Activist Chanel Contos urges 'opt-in' approach to algorithms as key next step to protect children
Now that the social media ban is becoming law, youth safety activist Chanel Contos wants to target the hidden algorithms harvesting our data.
With the social media ban coming into force this week, Australia’s next world-leading step in protecting young people online should be enforcing an opt-in function on tech giants for damaging algorithms, says a leading safety activist.
Teach Us Consent chief executive Chanel Contos said an algorithm opt-in would “keep the momentum going” in the wake of the federal government’s world-first social media ban for children aged under 16, which takes effect on December 10.
Ms Contos is spearheading the Fix Our Feeds campaign, which is lobbying the federal government to make social media platforms switch off their automatic algorithms and give users the freedom to opt in if they choose.
The European Union allows social media users to opt out of receiving recommendations but no country has an opt-in policy.
“The idea of Fix Our Feeds is to bring informed and affirmative consent to our screens,” said Ms Contos, whose Teach Us Consent movement saw mandated consent education introduced in all Australian schools in 2023.
“We’ll then be able to turn our algorithms on and off whenever we want with a setting switch, essentially. We see it as an important next step. I do think that this policy change would be a really great accompanying policy to the social media delay because it would then provide a softer landing on social media for young people once they turn 16.
“It would mean that the first thing they do on social media is go and find their friends … and that’s what was most fun about social media.”
Ms Contos said the Fix Our Feeds campaign was being driven by worrying trends of misogynistic and violent content appearing in the algorithms of boys and young men.
“We’re concerned with rising misogyny, particularly in young boys and men, because we know that misogynistic content is being propagated to them on social media,” she said.
“As quickly as under 23 minutes of sign up, they’ll be sent to this sort of content.”
Ms Contos said the toxic trend was being reflected in rising sexual violence by teenage boys, who now made up 10 per cent of all abusers and were the “most likely perpetrator of child sexual abuse in Australia”.
“Teenage girls are most likely to be abused by their current or former boyfriends now,” she said.
“We can’t ignore these worsening statistics and this reinstation of misogynistic attitudes.”
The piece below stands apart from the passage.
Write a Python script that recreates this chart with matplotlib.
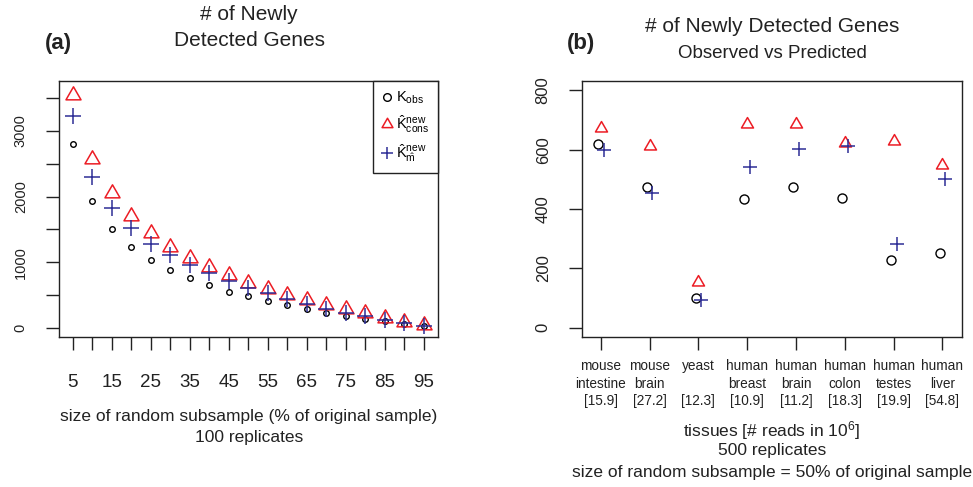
import matplotlib
matplotlib.use("Agg")
import matplotlib.pyplot as plt
from matplotlib.lines import Line2D
from matplotlib.path import Path
import numpy as np

plt.rcParams['font.family'] = ['Liberation Sans', 'DejaVu Sans']
plt.rcParams['mathtext.fontset'] = 'custom'
plt.rcParams['mathtext.rm'] = 'Liberation Sans'
plt.rcParams['mathtext.it'] = 'Liberation Sans:italic'
plt.rcParams['mathtext.bf'] = 'Liberation Sans:bold'

# ---------------- data: panel (a) ----------------
pct = [5, 10, 15, 20, 25, 30, 35, 40, 45, 50, 55, 60, 65, 70, 75, 80, 85, 90, 95]
k_obs = [2799, 1932, 1506, 1232, 1034, 877, 756, 649, 553, 482, 411, 345, 284, 233, 188, 137, 101, 66, 35]
k_cons = [3545, 2566, 2049, 1704, 1441, 1238, 1070, 928, 807, 690, 589, 502, 421, 350, 284, 224, 158, 97, 46]
k_m = [3225, 2297, 1831, 1521, 1283, 1116, 963, 837, 715, 614, 527, 441, 365, 294, 233, 183, 122, 76, 30]
a_yticks = [0, 500, 1000, 1500, 2000, 2500, 3000, 3500]
a_yticklabels = ['0', '', '1000', '', '2000', '', '3000', '']
a_xticklabels = ['5', '', '15', '', '25', '', '35', '', '45', '', '55', '', '65', '', '75', '', '85', '', '95']

# ---------------- data: panel (b) ----------------
species = ['mouse', 'mouse', 'yeast', 'human', 'human', 'human', 'human', 'human']
tissue = ['intestine', 'brain', '', 'breast', 'brain', 'colon', 'testes', 'liver']
reads = ['15.9', '27.2', '12.3', '10.9', '11.2', '18.3', '19.9', '54.8']
obs_b = [620, 474, 100, 435, 474, 437, 228, 253]
cons_b = [672, 614, 153, 686, 686, 622, 631, 548]
m_b = [599, 455, 93, 543, 602, 613, 282, 502]
b_yticks = [0, 200, 400, 600, 800]

RED = '#ec1c24'
BLUE = '#2e2e96'
DARK = '#222222'

tri = Path([(0, 1), (-0.866, -0.5), (0.866, -0.5), (0, 1)],
           [Path.MOVETO, Path.LINETO, Path.LINETO, Path.CLOSEPOLY])

W, H = 973, 487
fig = plt.figure(figsize=(W / 100, H / 100), dpi=100)


def fx(px):
    return px / W


def fy(py):
    return 1 - py / H


def style_axes(ax):
    for s in ax.spines.values():
        s.set_linewidth(1.0)
        s.set_color(DARK)
    ax.tick_params(length=9.5, width=1.0, color=DARK, labelcolor=DARK)


# ---------------- panel (a) ----------------
axa = fig.add_axes([fx(59), fy(337), fx(438 - 59), (337 - 81) / H])
style_axes(axa)
axa.plot(pct, k_obs, ls='none', marker='o', mfc='none', mec='black', ms=4.0, mew=1.0)
axa.plot(pct, k_cons, ls='none', marker=tri, mfc='none', mec=RED, ms=12.5, mew=1.1)
axa.plot(pct, k_m, ls='none', marker='+', color=BLUE, ms=12, mew=1.1)
axa.set_xlim(1.5, 98.6)
axa.set_ylim(-137, 3758)
axa.set_xticks(pct)
axa.set_xticklabels(a_xticklabels, fontsize=13.5)
axa.set_yticks(a_yticks)
axa.set_yticklabels(a_yticklabels, fontsize=10.5, rotation=90, va='center')
axa.tick_params(axis='x', pad=17)
axa.tick_params(axis='y', pad=13)

handles = [
    Line2D([], [], ls='none', marker='o', mfc='none', mec='black', ms=5.5, mew=1.0),
    Line2D([], [], ls='none', marker=tri, mfc='none', mec=RED, ms=9, mew=1.1),
    Line2D([], [], ls='none', marker='+', color=BLUE, ms=8, mew=1.1),
]
labels = [r'$\mathrm{K_{obs}}$',
          r'$\hat{\mathrm{K}}^{\mathrm{new}}_{\mathrm{cons}}$',
          r'$\hat{\mathrm{K}}^{\mathrm{new}}_{\hat{\mathrm{m}}}$']
leg = axa.legend(handles, labels, loc='upper right', bbox_to_anchor=(1, 1),
                 borderaxespad=0, fancybox=False, edgecolor=DARK, framealpha=1,
                 fontsize=10.5, handlelength=0.6, handletextpad=0.35,
                 labelspacing=0.5, borderpad=0.6)
leg.get_frame().set_linewidth(1.0)

fig.text(fx(249), fy(20), '# of Newly', fontsize=15, ha='center', va='baseline', color=DARK)
fig.text(fx(249), fy(45.7), 'Detected Genes', fontsize=15, ha='center', va='baseline', color=DARK)
fig.text(fx(58), fy(49), '(a)', fontsize=16, fontweight='bold', ha='center', va='baseline', color=DARK)
fig.text(fx(249), fy(420.7), 'size of random subsample (% of original sample)', fontsize=12.5,
         ha='center', va='baseline', color=DARK)
fig.text(fx(249), fy(441.7), '100 replicates', fontsize=12.5, ha='center', va='baseline', color=DARK)

# ---------------- panel (b) ----------------
axb = fig.add_axes([fx(582), fy(337), fx(962 - 582), (337 - 81) / H])
style_axes(axb)
xb = np.arange(1, len(species) + 1)
axb.plot(xb - 0.055, obs_b, ls='none', marker='o', mfc='none', mec='black', ms=6.5, mew=1.0)
axb.plot(xb, cons_b, ls='none', marker=tri, mfc='none', mec=RED, ms=10, mew=1.1)
axb.plot(xb + 0.06, m_b, ls='none', marker='+', color=BLUE, ms=9.5, mew=1.1)
axb.set_xlim(0.617, 8.40)
axb.set_ylim(-32, 832)
axb.set_xticks(xb)
axb.set_xticklabels([f'{s}\n{t}\n[{r}]' for s, t, r in zip(species, tissue, reads)],
                    fontsize=9.8, linespacing=1.3)
axb.set_yticks(b_yticks)
axb.set_yticklabels([str(v) for v in b_yticks], fontsize=12, rotation=90, va='center')
axb.tick_params(axis='x', pad=6.5)
axb.tick_params(axis='y', pad=13)

fig.text(fx(772), fy(32.3), '# of Newly Detected Genes', fontsize=15, ha='center', va='baseline', color=DARK)
fig.text(fx(772), fy(58.3), 'Observed vs Predicted', fontsize=13.5, ha='center', va='baseline', color=DARK)
fig.text(fx(581), fy(49), '(b)', fontsize=16, fontweight='bold', ha='center', va='baseline', color=DARK)
fig.text(fx(772), fy(436.7), r'tissues [# reads in 10$^{6}$]', fontsize=12.5, ha='center', va='baseline', color=DARK)
fig.text(fx(772), fy(455.5), '500 replicates', fontsize=12.5, ha='center', va='baseline', color=DARK)
fig.text(fx(772), fy(477.3), 'size of random subsample = 50% of original sample', fontsize=12.5,
         ha='center', va='baseline', color=DARK)

fig.savefig('out.png', dpi=100)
Algorithms also exposed impressionable young women to concerning posts about body image.
“All you need to do is watch one video of ‘this is what I ate in a day’ and that … can take you down a really bad pipeline,” said Ms Contos, who has returned to Australia after finishing her masters in public policy at Oxford University in the UK.
“The opt-in algorithm is a way to have more control over the content you consume because you can actively still explore the internet, you can follow the hashtag you want, we just truly believe that a lot of kids won’t actively follow harmful content because they won’t think about it unless it’s given to them.”
An open letter urging Prime Minister Anthony Albanese to back the Fix Our Feeds campaign and give social media users control over their data has attracted 5000 signatures, including former prime minister Malcolm Turnbull, professional boxer Harry Garside, TV host and podcaster Abbie Chatfield and NSW Women’s Safety Commissioner Dr Hanna Tonkin.